If I can show the other inclusion then we are done, but I don't know how. I am almost certain that I am missing some easy argument.
 A: Lemma 1.  If $E$ and $F$ are orthogonal projections and $E+F$ is also an orthogonal projection, then $EF=0$.
Proof. For every $x$ in the range of $F$ we have
$$
  \|x\|^2 =
  \|Fx\|^2 \leq
  \|Fx\|^2 + \|Ex\|^2 =
  \langle Fx, Fx\rangle  + \langle Ex, Ex\rangle  =
  \langle (F+E)x, x\rangle  \leq  \|x\|^2,
  $$
so equality holds throughout and in particular $Ex=0$.  This says that the range of $F$ is contained in the null space
of $E$, and hence $EF=0$.
Lemma 2.  If $A$ and $B$ are disjoint then $E(A)E(B)=0$.

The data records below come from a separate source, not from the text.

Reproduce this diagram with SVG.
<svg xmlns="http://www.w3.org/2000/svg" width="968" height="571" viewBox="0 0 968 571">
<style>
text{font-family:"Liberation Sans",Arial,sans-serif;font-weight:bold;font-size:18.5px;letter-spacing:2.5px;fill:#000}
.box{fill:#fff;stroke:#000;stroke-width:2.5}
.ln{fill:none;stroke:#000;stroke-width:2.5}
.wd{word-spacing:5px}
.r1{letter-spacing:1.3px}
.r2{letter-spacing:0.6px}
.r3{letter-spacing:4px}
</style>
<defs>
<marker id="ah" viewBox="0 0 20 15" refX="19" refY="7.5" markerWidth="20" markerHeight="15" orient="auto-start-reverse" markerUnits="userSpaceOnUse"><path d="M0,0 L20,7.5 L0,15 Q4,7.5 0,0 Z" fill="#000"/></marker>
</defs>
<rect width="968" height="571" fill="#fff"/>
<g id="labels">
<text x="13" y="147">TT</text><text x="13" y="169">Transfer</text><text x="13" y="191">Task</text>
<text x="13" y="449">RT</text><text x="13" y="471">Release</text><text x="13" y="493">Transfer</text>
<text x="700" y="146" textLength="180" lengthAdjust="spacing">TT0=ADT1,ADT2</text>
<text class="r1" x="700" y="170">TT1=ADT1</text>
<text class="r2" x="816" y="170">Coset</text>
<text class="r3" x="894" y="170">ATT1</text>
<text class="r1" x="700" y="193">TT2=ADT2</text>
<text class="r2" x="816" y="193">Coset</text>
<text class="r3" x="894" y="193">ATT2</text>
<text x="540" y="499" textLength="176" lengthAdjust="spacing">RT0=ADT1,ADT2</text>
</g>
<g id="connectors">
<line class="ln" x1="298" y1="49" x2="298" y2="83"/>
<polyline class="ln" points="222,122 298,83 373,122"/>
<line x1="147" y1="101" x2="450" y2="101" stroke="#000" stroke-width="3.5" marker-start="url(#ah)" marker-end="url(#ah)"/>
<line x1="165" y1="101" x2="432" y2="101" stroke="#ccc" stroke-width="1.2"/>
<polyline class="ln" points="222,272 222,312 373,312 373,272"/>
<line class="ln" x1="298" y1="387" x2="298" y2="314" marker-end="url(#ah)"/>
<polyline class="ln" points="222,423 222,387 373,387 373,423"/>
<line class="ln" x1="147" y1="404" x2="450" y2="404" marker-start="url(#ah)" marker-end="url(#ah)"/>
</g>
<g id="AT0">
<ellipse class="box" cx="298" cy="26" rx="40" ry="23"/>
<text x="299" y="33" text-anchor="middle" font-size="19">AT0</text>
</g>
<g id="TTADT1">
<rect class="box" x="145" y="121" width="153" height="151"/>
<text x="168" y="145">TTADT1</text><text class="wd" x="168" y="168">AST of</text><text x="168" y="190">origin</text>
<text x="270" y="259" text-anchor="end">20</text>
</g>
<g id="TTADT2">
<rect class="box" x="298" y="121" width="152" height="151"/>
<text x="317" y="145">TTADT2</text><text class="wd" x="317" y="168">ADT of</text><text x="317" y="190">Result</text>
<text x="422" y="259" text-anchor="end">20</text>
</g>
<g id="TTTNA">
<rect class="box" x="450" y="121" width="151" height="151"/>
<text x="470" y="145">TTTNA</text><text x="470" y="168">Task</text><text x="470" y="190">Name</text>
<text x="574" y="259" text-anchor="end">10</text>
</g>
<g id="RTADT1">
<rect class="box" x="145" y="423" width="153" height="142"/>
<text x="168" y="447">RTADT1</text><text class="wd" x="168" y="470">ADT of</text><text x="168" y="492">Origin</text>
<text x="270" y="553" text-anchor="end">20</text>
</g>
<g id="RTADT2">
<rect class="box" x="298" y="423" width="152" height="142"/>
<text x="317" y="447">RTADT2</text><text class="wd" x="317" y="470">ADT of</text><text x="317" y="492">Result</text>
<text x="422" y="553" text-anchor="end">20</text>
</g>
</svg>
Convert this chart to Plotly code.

Proof. $E(A)+E(B)=E(A\cup B)$ so the conclusion follows from Lemma 1.
Theorem.  If $A$ and $B$ are disjoint then $E(A)E(B)=E(A\cap B)$.
Proof.  In view of Lemma 2, it suffices to prove that $E(\emptyset)=0$, but this follows immediately from
$$
  E(\emptyset) =   E(\emptyset\cup \emptyset)  =   E(\emptyset)+E(\emptyset).
  $$
Theorem.  For all Borel sets  $A$ and $B$ whatsoever one has that $E(A)E(B)=E(A\cap B)$.
Proof. Letting $A'=A\setminus B$ and $B'=B\setminus A$ we have that $A$ is the disjoint union of $A'$ and $A\cap B$,
whence
$$
  E(A)= E(A')+ E(A\cap B),
  $$
and similarly  $E(B)= E(B')+ E(A\cap B)$.   Since any two of $A'$, $B'$, and $A\cap B$ are disjoint, we have that
$$
  E(A)E(B)= (E(A')+ E(A\cap B))(E(B')+ E(A\cap B)) = E(A\cap B)^2 = E(A\cap B).
  $$